Saturday’s line-up at Bowery, juxtaposing Hot Chip, Grand National and The Presets, made for an epic night well worth the pre-show wait. Despite the hour delay, Aussies The Presets unveiled a slap of tribal disco pop involving a drummer and a mad knobtweaker who dumbfounded and astounded when Julian Hamilton unleashed his jungle yelp on “I Go Hard, I Go Home”. Both Hamilton and Kim Moyes (think Breakfast Club’s Judd Nelson) stirred calamity with the under currents of futuristic 80s funk, and embraced the miniature mullet hawk and muscle tee. Be on the lookout for these two.
Soon emerged London’s Grand National to showcase a rugged exterior that combined garage rock as infectiously catchy as it was experimental. “Drink To Moving On” rang with the tone of a mellow renegade, while “Litter Bin” laid low and steadily heavy. Halfway through the show, the lead swapped electric guitar for an acoustic and became involved with the crowd, rounding up crouchers for “Coming Round” for the prolonged end. Before long plenty of second-row peeps started the horizontal crouch wave as well. Later the vocalist broke out into “When Doves Cry”, which though random, was a positively interesting rendition of Prince.

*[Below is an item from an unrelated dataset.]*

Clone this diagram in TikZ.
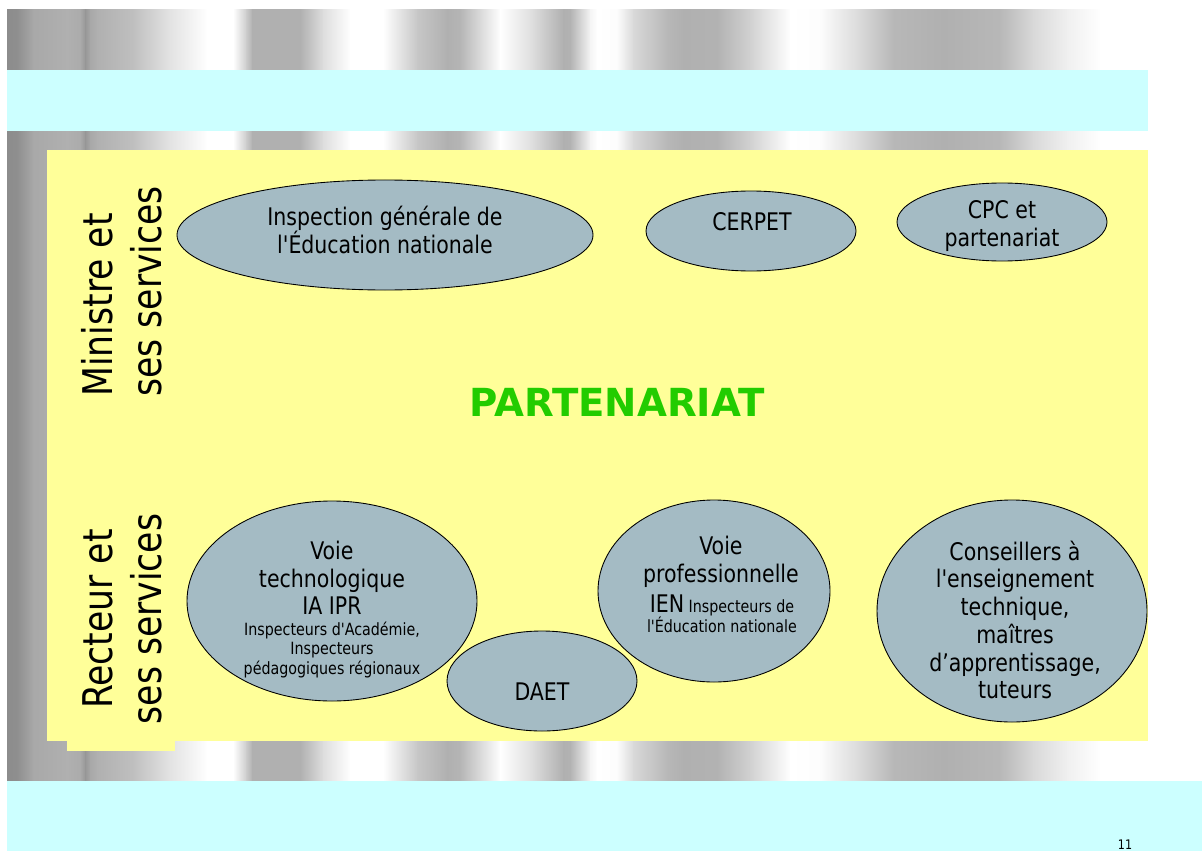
\documentclass[tikz,border=0pt]{standalone}
\usepackage{fontspec}
\setmainfont{DejaVu Sans Condensed}[Ligatures=TeXOff, FakeStretch=0.94]
\newfontfamily\widesans{DejaVu Sans}
\definecolor{slidecyan}{HTML}{CCFFFF}
\definecolor{slideyellow}{HTML}{FFFF99}
\definecolor{bubblegray}{HTML}{A4BBC4}
\definecolor{partgreen}{HTML}{22CC00}
\def\bubble(#1)(#2:#3){\draw[bubble] (#1) ellipse [x radius=#2, y radius=#3];}

\begin{document}
\begin{tikzpicture}[x=0.02cm, y=-0.02cm,
	bubble/.style={fill=bubblegray, draw=black, line width=0.5pt},
	txt/.style={align=center, inner sep=0pt, font=\fontsize{13.8}{15.8}\selectfont},
	smalltxt/.style={align=center, inner sep=0pt, font=\fontsize{9.6}{11.3}\selectfont},
	side/.style={rotate=90, inner sep=0pt, font=\fontsize{23.3}{27.8}\selectfont}]
			%%%%% START %%%%%
			\useasboundingbox (0, 0) rectangle (1202, 851);
			
			% chrome bands, one strip per pair of stops
			\foreach \x/\g [remember=\x as \lx (initially 7), remember=\g as \lg (initially 55)] in
				{17/56, 33/66, 67/69, 80/67, 85/59, 90/66, 97/69, 133/75, 167/88, 207/100,
				 233/100, 246/80, 252/69, 300/69, 323/87, 350/100, 383/100, 417/78, 447/69,
				 460/71, 500/100, 530/88, 563/69, 570/70, 590/96, 597/100, 617/99, 633/85,
				 667/72, 683/69, 717/70, 750/82, 790/100, 820/99, 860/85, 893/72, 943/69,
				 1000/72, 1033/85, 1067/94, 1100/100, 1148/100}
			{
				\fill[left color=white!\lg!black, right color=white!\g!black] (\lx, 10) rectangle (\x+0.8, 70);
				\fill[left color=white!\lg!black, right color=white!\g!black] (\lx, 131) rectangle (\x+0.8, 781);
			}
			
			\fill[slidecyan] (7, 70) rectangle (1148, 131);
			\fill[slidecyan] (7, 781) rectangle (1202, 851);
			
			\fill[slideyellow] (47, 150) rectangle (1148, 741);
			\fill[slideyellow] (67, 741) rectangle (175, 751);
			
			% side titles
			\node[side, align=left, anchor=west] (ministre) at (122, 397) {Ministre et\\ses services};
			\node[side, align=center] (recteur) at (122, 619) {Recteur et\\ses services};
			
			% top row
			\bubble(385, 235)(208:55);
			\node[txt] (igen) at (385, 230) {Inspection générale de\\l'Éducation nationale};
			\bubble(751, 231)(105:40);
			\node[txt] (cerpet) at (752, 222) {CERPET};
			\bubble(1002, 222)(105:39);
			\node[txt] (cpc) at (1002, 226) {CPC et\\partenariat};
			
			\node[font=\widesans\bfseries\fontsize{22}{26}\selectfont, text=partgreen, inner sep=0pt] (partenariat) at (617, 402) {PARTENARIAT};
			
			% bottom row
			\bubble(332, 601)(145:100);
			\node[txt] (vtech) at (332, 578) {Voie\\technologique\\IA IPR};
			\node[smalltxt] (vtechsub) at (332, 650) {Inspecteurs d'Académie,\\Inspecteurs\\pédagogiques régionaux};
			
			\bubble(714, 591)(116:91);
			\node[txt] (vpro) at (721, 562) {Voie\\professionnelle};
			\node[smalltxt] (vprosub) at (722, 614) {{\fontsize{13.8}{15.8}\selectfont IEN} Inspecteurs de\\l'Éducation nationale};
			
			\bubble(1012, 611)(135:111);
			\node[txt] (conseil) at (1015, 620) {Conseillers à\\l'enseignement\\technique,\\maîtres\\d’apprentissage,\\tuteurs};
			
			\bubble(542, 681)(95:50);
			\node[txt] (daet) at (542, 692) {DAET};
			
			\node[font=\fontsize{7.5}{9}\selectfont, inner sep=0pt, anchor=south] (pagenum) at (1125, 850) {11};
			
			%%%%% END %%%%%
\end{tikzpicture}
\end{document}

As set-up began for Hot Chip, I noticed that a girl next to me at the stage was texting her friend saying “Dude guess who’s standing next to me? Mr. LCD himself!!!!!” I turned to my right and there he was – James Murphy, who eventually took a seat backstage behind the group. Despite tech difficulties, Hot Chip covered “Crap Kraft Dinner” and “Over and Over” from the new remix EP using baby-blue maracas and star-shaped tambourine to keep things fresh. With electronic shows, performers may have a steeper grain to surpass without the mobility of being able to flash a guitar onstage, but the group maintained the bit per beat with its solid vocals and synchronous instrumentation. “Down With Prince” was one of the hottest numbers with every swagger-ish pulse. Immediately after the last song the band had to end the night due to bug and tech probs with an apologetic, “Sorry for the problems.” Bummer in the case of too many chords. Though it was my first time to catch a glimpse of Hot Chip in all their stellar stardom, it definitely won’t be my last.